→ Source material
----------------------------------------

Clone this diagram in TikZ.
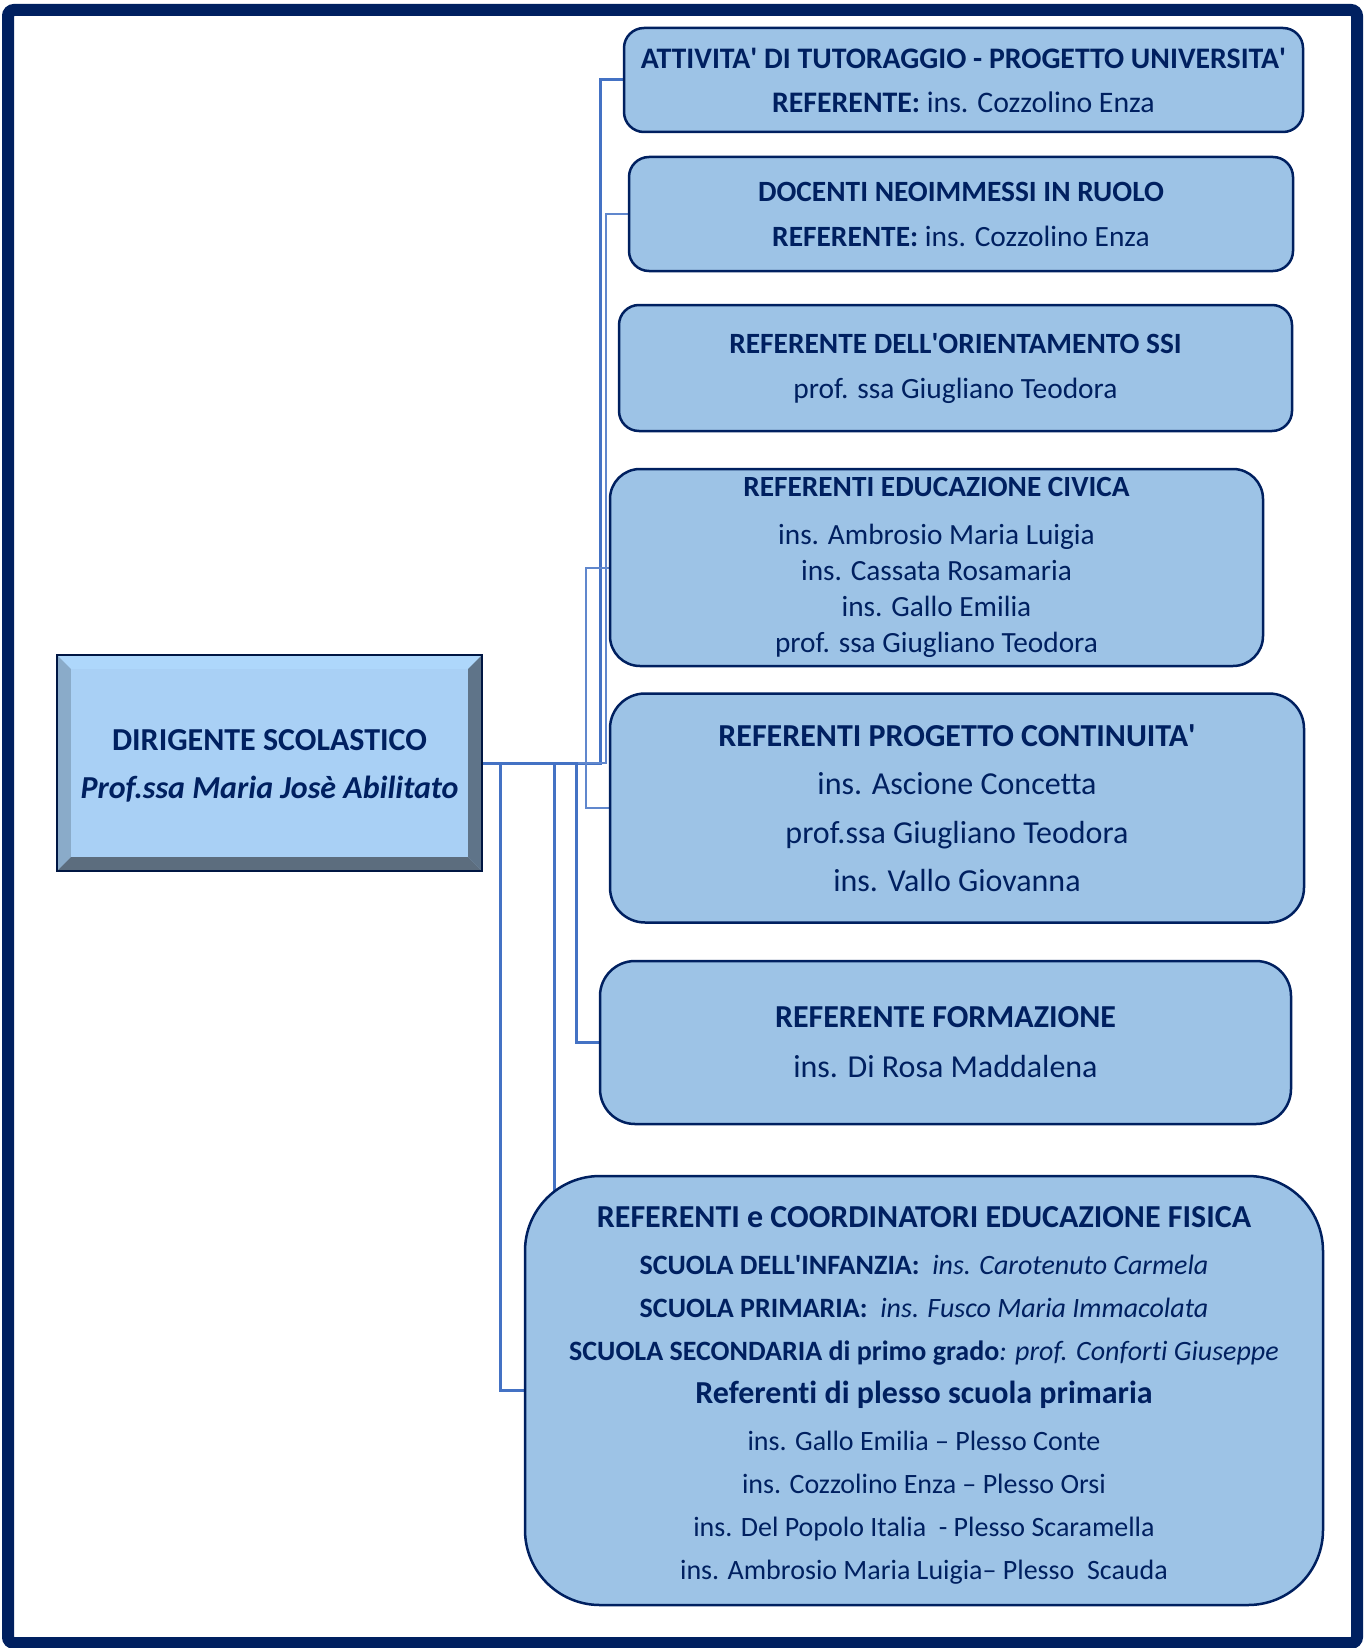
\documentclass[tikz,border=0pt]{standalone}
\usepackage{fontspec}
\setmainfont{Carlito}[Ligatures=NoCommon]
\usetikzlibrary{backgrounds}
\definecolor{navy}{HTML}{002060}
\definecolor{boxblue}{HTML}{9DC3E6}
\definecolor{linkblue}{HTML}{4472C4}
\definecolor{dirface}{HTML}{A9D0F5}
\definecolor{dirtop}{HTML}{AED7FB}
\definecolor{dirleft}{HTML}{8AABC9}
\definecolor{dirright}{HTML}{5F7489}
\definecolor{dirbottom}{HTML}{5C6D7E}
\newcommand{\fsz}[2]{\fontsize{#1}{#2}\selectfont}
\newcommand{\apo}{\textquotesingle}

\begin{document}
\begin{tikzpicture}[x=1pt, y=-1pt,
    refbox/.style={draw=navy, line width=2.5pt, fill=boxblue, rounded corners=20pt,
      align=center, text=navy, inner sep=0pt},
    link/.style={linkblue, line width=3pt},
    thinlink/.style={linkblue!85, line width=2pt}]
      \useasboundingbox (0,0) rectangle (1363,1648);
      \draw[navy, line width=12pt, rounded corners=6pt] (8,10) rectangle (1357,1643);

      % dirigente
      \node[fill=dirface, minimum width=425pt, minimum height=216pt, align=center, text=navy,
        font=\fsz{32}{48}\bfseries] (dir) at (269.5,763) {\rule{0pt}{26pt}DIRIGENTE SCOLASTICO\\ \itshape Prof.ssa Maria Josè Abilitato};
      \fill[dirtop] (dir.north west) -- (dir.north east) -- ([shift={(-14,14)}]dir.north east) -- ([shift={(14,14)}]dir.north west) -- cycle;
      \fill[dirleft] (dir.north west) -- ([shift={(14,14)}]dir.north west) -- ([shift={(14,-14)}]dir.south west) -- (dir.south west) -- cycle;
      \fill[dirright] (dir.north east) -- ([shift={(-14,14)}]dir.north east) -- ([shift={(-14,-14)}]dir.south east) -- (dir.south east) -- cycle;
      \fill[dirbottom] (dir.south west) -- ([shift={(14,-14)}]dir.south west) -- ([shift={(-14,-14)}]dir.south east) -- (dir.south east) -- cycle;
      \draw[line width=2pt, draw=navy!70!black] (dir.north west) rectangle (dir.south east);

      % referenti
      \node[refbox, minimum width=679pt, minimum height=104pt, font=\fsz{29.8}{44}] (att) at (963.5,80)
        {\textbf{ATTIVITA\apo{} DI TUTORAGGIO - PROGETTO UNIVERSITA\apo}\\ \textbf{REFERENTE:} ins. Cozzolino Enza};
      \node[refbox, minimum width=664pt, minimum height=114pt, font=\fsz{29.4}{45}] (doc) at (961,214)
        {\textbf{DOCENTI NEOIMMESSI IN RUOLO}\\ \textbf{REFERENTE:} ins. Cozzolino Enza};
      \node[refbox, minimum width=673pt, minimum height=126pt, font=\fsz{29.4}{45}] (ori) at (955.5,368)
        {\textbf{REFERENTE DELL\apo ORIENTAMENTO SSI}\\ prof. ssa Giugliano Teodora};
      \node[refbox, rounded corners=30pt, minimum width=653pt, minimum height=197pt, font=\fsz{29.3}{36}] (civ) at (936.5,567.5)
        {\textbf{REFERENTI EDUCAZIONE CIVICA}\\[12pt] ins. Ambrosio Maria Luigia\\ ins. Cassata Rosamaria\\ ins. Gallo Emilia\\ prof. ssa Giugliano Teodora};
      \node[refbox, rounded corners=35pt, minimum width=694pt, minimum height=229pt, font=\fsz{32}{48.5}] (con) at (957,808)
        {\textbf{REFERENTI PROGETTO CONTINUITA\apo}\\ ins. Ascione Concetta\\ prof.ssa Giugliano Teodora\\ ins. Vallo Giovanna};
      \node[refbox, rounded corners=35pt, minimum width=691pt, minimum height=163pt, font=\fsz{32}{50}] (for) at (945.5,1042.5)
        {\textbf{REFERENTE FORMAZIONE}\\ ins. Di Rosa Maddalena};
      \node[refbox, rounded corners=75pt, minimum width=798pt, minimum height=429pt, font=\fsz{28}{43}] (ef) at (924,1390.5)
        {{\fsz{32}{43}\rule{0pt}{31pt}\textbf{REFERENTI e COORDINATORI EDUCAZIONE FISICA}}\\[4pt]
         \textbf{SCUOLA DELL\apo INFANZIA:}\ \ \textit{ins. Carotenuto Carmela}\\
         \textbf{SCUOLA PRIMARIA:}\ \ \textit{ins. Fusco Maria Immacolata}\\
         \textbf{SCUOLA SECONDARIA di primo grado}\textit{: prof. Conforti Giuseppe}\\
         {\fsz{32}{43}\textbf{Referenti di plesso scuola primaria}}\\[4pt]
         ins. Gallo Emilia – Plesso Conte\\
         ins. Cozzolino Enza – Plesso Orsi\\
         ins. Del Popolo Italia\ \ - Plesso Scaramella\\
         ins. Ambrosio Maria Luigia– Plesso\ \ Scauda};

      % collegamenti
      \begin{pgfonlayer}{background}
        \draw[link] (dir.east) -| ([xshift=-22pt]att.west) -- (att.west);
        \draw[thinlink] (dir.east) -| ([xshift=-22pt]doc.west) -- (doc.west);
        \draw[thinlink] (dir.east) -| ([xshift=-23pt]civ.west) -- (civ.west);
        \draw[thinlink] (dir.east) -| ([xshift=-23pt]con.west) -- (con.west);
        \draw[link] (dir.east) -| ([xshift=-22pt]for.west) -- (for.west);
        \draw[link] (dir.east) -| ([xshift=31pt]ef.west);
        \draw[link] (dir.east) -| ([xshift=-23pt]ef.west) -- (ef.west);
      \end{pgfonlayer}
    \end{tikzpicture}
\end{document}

----------------------------------------

→ Your instructions
Reproduce the material above exactly, first line through the line that contains "(8,10) rectangle (1357,1643);", minus the pictures.

→ Answer to the problem
Clone this diagram in TikZ.
\documentclass[tikz,border=0pt]{standalone}
\usepackage{fontspec}
\setmainfont{Carlito}[Ligatures=NoCommon]
\usetikzlibrary{backgrounds}
\definecolor{navy}{HTML}{002060}
\definecolor{boxblue}{HTML}{9DC3E6}
\definecolor{linkblue}{HTML}{4472C4}
\definecolor{dirface}{HTML}{A9D0F5}
\definecolor{dirtop}{HTML}{AED7FB}
\definecolor{dirleft}{HTML}{8AABC9}
\definecolor{dirright}{HTML}{5F7489}
\definecolor{dirbottom}{HTML}{5C6D7E}
\newcommand{\fsz}[2]{\fontsize{#1}{#2}\selectfont}
\newcommand{\apo}{\textquotesingle}

\begin{document}
\begin{tikzpicture}[x=1pt, y=-1pt,
    refbox/.style={draw=navy, line width=2.5pt, fill=boxblue, rounded corners=20pt,
      align=center, text=navy, inner sep=0pt},
    link/.style={linkblue, line width=3pt},
    thinlink/.style={linkblue!85, line width=2pt}]
      \useasboundingbox (0,0) rectangle (1363,1648);
      \draw[navy, line width=12pt, rounded corners=6pt] (8,10) rectangle (1357,1643);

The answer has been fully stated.